Today the name ‘Macandal’ still lives in popular memory—but it has come to mean ‘poison’ or ‘poisoner’.
There were imitators of Macandal during the revolutionary wars. One guerilla leader, who operated in the west of the country in 1793, signed himself ‘Romaine the prophetess’ and announced he was the godchild of the Virgin.{26} He insisted that it was on orders from his Holy Godmother that he massacred Whites. In the eyes of his men Romaine was endowed with supernatural powers.
When this prophet became a military commander he is supposed to have promised his followers, if not immortality, then at least immunity against bullets. The Voodoo priests who threw themselves into the revolutionary maelstrom always made a point of giving a similar assurance to the faithful. Hyacinthe, who distinguished himself at the Battle of Croix des Bouquets, convinced his men they had nothing to fear from cannon: they turned up armed with knives, hoes, iron-shod sticks and slings—only to be decimated by artillery. Colonel Malenfant{27} who witnessed this engagement said that some put their arms into the cannon’s mouth and shouted to their comrades: ‘Veni veni, moi tin bin li’ (Come, come, I am holding it fast). As for Hyacinthe himself, he went through the thickest fire ‘in range of the pistols, holding a little whip made of horse-hair, which he whisked about, shouting “Forward! Come on! It’s water (coming out of the cannons’ mouths). Don’t be afraid.” After the victory Hyacinthe went to the nearest presbytery to get his troops blessed by the priest—first asking absolution for himself. This shows that even in those days a Voodoo
priest did not find his vocation incompatible with the duties of a good Catholic.

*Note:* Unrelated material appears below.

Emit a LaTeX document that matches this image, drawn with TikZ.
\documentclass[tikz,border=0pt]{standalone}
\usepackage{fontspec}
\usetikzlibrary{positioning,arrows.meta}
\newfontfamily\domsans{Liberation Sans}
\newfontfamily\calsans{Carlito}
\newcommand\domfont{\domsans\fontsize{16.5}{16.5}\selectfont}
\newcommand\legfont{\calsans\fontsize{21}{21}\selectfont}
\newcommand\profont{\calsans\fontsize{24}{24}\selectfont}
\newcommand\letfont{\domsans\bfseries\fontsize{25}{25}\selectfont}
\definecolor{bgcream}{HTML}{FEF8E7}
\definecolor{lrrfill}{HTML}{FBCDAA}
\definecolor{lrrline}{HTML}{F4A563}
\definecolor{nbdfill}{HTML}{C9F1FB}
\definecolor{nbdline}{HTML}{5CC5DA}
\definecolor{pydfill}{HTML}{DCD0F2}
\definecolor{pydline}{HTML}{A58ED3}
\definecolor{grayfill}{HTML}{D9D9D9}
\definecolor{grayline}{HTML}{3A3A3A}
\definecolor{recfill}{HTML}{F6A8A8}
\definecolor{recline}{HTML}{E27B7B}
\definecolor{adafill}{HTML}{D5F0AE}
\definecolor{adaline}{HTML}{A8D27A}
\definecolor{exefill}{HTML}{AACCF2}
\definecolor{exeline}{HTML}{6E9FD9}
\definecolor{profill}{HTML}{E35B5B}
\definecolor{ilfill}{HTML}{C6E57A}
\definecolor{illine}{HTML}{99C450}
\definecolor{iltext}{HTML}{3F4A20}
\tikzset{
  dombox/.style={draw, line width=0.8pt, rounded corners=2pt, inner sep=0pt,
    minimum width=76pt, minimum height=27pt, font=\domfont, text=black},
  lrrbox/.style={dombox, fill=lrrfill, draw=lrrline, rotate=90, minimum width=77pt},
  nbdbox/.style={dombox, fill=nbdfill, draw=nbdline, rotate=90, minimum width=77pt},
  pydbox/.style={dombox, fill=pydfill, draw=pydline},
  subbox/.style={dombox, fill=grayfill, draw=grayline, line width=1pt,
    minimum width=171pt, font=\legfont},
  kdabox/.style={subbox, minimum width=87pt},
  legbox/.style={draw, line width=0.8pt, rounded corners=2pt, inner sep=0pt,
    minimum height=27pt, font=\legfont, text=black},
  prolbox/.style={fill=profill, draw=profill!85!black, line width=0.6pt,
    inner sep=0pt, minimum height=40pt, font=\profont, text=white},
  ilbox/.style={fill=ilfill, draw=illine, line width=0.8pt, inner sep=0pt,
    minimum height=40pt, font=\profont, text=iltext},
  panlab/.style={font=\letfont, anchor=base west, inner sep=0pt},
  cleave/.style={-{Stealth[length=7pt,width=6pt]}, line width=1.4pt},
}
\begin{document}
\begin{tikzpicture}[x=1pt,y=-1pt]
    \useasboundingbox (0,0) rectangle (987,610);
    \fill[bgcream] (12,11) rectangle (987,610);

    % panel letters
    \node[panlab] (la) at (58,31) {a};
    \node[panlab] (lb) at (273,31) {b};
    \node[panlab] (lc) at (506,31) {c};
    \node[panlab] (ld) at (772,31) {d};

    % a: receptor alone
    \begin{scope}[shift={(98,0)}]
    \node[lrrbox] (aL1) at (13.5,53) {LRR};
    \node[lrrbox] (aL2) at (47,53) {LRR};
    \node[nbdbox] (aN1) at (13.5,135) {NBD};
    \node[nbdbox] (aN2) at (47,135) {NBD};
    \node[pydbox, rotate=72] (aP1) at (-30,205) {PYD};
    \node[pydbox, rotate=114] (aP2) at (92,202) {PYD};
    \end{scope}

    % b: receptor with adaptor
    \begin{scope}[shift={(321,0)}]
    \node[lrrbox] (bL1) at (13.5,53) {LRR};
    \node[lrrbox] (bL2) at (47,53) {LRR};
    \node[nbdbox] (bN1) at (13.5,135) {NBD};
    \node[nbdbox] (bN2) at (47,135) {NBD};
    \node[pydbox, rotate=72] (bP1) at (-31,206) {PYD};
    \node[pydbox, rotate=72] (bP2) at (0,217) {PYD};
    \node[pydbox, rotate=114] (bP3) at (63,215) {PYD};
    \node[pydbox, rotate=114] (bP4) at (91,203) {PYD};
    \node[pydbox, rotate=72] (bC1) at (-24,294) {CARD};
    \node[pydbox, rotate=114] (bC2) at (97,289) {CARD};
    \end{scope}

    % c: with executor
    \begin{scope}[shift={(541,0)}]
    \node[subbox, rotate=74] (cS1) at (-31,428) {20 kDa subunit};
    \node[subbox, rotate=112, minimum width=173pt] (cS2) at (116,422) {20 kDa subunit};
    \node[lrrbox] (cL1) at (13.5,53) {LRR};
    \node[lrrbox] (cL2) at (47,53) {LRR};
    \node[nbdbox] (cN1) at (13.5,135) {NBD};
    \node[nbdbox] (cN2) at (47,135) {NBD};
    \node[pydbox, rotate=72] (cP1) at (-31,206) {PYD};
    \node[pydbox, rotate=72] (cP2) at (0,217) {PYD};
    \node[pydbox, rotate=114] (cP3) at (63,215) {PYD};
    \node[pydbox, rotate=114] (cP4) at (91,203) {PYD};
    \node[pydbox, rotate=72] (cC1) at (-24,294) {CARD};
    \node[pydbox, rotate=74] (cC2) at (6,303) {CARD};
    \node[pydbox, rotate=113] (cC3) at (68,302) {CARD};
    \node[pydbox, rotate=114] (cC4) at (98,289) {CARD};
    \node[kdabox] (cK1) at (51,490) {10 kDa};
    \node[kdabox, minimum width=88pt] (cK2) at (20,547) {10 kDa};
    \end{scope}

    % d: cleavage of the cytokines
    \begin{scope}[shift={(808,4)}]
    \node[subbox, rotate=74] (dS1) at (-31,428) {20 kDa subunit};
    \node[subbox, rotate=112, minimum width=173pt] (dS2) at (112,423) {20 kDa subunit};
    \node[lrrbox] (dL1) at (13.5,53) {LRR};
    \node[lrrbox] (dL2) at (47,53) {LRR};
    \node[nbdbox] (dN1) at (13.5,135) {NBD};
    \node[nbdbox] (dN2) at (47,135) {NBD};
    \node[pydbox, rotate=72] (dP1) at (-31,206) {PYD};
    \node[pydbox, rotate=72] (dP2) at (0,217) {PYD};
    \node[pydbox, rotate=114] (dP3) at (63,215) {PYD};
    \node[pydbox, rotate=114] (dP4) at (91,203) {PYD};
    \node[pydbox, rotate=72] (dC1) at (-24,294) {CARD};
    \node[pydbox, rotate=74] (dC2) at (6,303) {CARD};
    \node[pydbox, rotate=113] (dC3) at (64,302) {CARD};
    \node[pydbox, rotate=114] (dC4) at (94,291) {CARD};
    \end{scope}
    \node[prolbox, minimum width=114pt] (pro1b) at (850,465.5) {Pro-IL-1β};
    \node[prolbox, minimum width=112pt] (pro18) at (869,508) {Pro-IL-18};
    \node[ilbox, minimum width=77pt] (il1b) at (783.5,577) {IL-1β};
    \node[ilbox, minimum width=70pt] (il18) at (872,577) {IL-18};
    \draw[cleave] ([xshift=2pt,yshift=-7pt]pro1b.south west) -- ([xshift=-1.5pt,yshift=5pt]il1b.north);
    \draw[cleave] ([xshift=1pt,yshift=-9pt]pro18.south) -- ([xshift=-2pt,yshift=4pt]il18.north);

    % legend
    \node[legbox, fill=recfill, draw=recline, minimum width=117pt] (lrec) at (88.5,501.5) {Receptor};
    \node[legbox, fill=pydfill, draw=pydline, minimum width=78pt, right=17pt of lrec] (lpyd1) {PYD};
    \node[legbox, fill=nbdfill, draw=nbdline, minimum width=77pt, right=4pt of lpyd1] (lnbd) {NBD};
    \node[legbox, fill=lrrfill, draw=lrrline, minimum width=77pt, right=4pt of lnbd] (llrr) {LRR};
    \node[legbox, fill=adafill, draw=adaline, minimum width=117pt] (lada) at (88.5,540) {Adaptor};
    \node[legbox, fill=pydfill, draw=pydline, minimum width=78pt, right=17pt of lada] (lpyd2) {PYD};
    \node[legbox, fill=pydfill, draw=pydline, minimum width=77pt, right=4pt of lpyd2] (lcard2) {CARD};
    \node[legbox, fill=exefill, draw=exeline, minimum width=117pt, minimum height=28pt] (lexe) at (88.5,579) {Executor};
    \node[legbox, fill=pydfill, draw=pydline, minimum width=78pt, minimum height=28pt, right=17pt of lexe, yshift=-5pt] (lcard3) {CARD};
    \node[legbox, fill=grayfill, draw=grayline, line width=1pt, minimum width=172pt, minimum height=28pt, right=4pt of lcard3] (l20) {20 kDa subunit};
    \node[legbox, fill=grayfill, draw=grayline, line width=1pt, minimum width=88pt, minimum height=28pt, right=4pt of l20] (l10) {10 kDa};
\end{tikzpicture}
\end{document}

Although Toussaint-Louverture has never been accused—to my knowledge at least—of having practised Voodoo, Descourtilz{28} tells how on the arrival of the French expeditionary force commanded by Leclerc ‘he had his fortune told at the fort of Crête-à-Pierrot by a Voodoo priest, famed for his powers of divination, only to learn that he would be betrayed and handed over to the French by his most trusted and senior general—the ferocious Dessalines’.

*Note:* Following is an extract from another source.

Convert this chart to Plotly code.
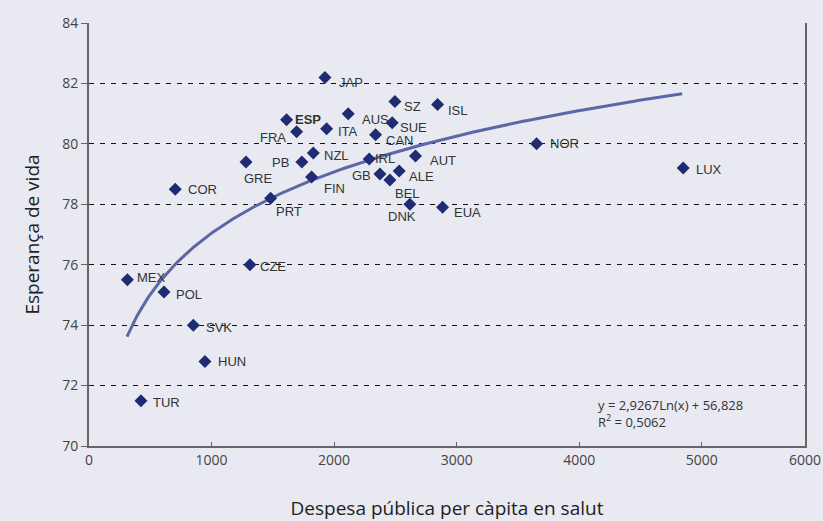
import numpy as np
import plotly.graph_objects as go

countries = ["JAP", "SZ", "ISL", "ESP", "AUS", "SUE", "FRA", "ITA", "CAN", "GRE",
             "PB", "NZL", "IRL", "AUT", "GB", "ALE", "BEL", "FIN", "PRT", "DNK",
             "EUA", "COR", "CZE", "MEX", "POL", "SVK", "HUN", "TUR", "NOR", "LUX"]
spending = [1925, 2496, 2844, 1612, 2115, 2474, 1694, 1939, 2338, 1281,
            1737, 1830, 2286, 2664, 2374, 2531, 2455, 1816, 1482, 2618,
            2885, 704, 1313, 313, 612, 851, 946, 424, 3652, 4848]
life_exp = [82.2, 81.4, 81.3, 80.8, 81.0, 80.7, 80.4, 80.5, 80.3, 79.4,
            79.4, 79.7, 79.5, 79.6, 79.0, 79.1, 78.8, 78.9, 78.2, 78.0,
            77.9, 78.5, 76.0, 75.5, 75.1, 74.0, 72.8, 71.5, 80.0, 79.2]

# label offsets in pixels (dx right, dy down) relative to marker
label_dx = [26, 18, 20, 21, 27, 21, -24, 21, 24, 12,
            -21, 23, 16, 27, -18, 22, 18, 23, 18, -8,
            25, 27, 23, 24, 25, 26, 27, 26, 28, 26]
label_dy = [5, 5, 6, 0, 6, 5, 6, 3, 6, 17,
            1, 3, 0, 5, 1, 5, 13, 11, 13, 12,
            5, 0, 2, -2, 3, 2, 0, 2, 0, 1]

# trendline coefficients (from chart equation)
coef_a = 2.9267
coef_b = 56.828
trend_x_start = 310
trend_x_end = 4840

y_ticks = [70, 72, 74, 76, 78, 80, 82, 84]
x_ticks = [0, 1000, 2000, 3000, 4000, 5000]
x_tick_labels = ["0", "1000", "2000", "3000", "4000", "5000"]

bg = "#E8E9F1"
fig = go.Figure()

tx = np.linspace(trend_x_start, trend_x_end, 300)
ty = coef_a * np.log(tx) + coef_b
fig.add_trace(go.Scatter(x=tx, y=ty, mode="lines",
                         line=dict(color="#5C67A8", width=3),
                         hoverinfo="skip", showlegend=False))

fig.add_trace(go.Scatter(x=spending, y=life_exp, mode="markers",
                         marker=dict(symbol="diamond", size=10, color="#1F2B73",
                                     line=dict(width=0)),
                         text=countries, showlegend=False))

for c, x, y, dx, dy in zip(countries, spending, life_exp, label_dx, label_dy):
    txt = "<b>%s</b>" % c if c == "ESP" else c
    fig.add_annotation(x=x, y=y, text=txt, showarrow=False,
                       xshift=dx, yshift=-dy, xanchor="center", yanchor="middle",
                       font=dict(family="Liberation Sans, Arial", size=13, color="#333333"))

fig.add_annotation(xref="paper", yref="paper", x=0.708, y=0.077, xanchor="left", yanchor="middle",
                   text="y = 2,9267Ln(x) + 56,828<br>R<sup>2</sup> = 0,5062", align="left",
                   showarrow=False,
                   font=dict(family="Open Sans", size=13, color="#333333"))

x_max = 5842
fig.update_layout(
    width=823, height=521,
    paper_bgcolor=bg, plot_bgcolor=bg,
    margin=dict(l=89, r=18, t=23, b=75),
    xaxis=dict(range=[0, x_max], tickvals=x_ticks + [x_max],
               ticktext=x_tick_labels + ["6000"], automargin=False,
               showgrid=False, zeroline=False,
               showline=True, linecolor="#666666", linewidth=2,
               ticks="inside", ticklen=4, tickcolor="#666666",
               tickfont=dict(family="Open Sans", size=14, color="#444444"),
               title=dict(text="Despesa pública per càpita en salut", standoff=34,
                          font=dict(family="Open Sans", size=19, color="#222222"))),
    yaxis=dict(range=[70, 84], tickvals=y_ticks, automargin=False,
               showgrid=True, gridcolor="#111111", gridwidth=1, griddash="5px,6px",
               zeroline=False,
               showline=True, linecolor="#666666", linewidth=2, mirror=True,
               ticks="outside", ticklen=6, tickcolor="#666666",
               tickfont=dict(family="Open Sans", size=14, color="#444444"),
               title=dict(text="Esperança de vida", standoff=18,
                          font=dict(family="Open Sans", size=19, color="#222222"))),
)

fig.write_html("out.html", config={"displayModeBar": False},
               post_script="document.body.style.margin='0';document.body.style.background='%s';" % bg)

As a slave, Toussaint-Louverture had practised the art of healing with herbs. It was as ‘herb-doctor’ that he began his military career with the guerilla bands of Jean François. ‘Herb-doctors’ are neither hungan (priests) nor boko (sorcerers) but when treating people they make use of many magic prescriptions; and Toussaint-Louverture will have been no exception. Nevertheless his zeal for the Catholic Church proves that he had little time for the gods of Africa and served them not at all. He did however believe in magic and if what Madiou{29} relates is true he used often to say that if he did not speak through his nose it was only because the Voodoos had cast an evil spell on him. It is to this that Toussaint’s horror of Voodoo is attributed by the Haitian historian.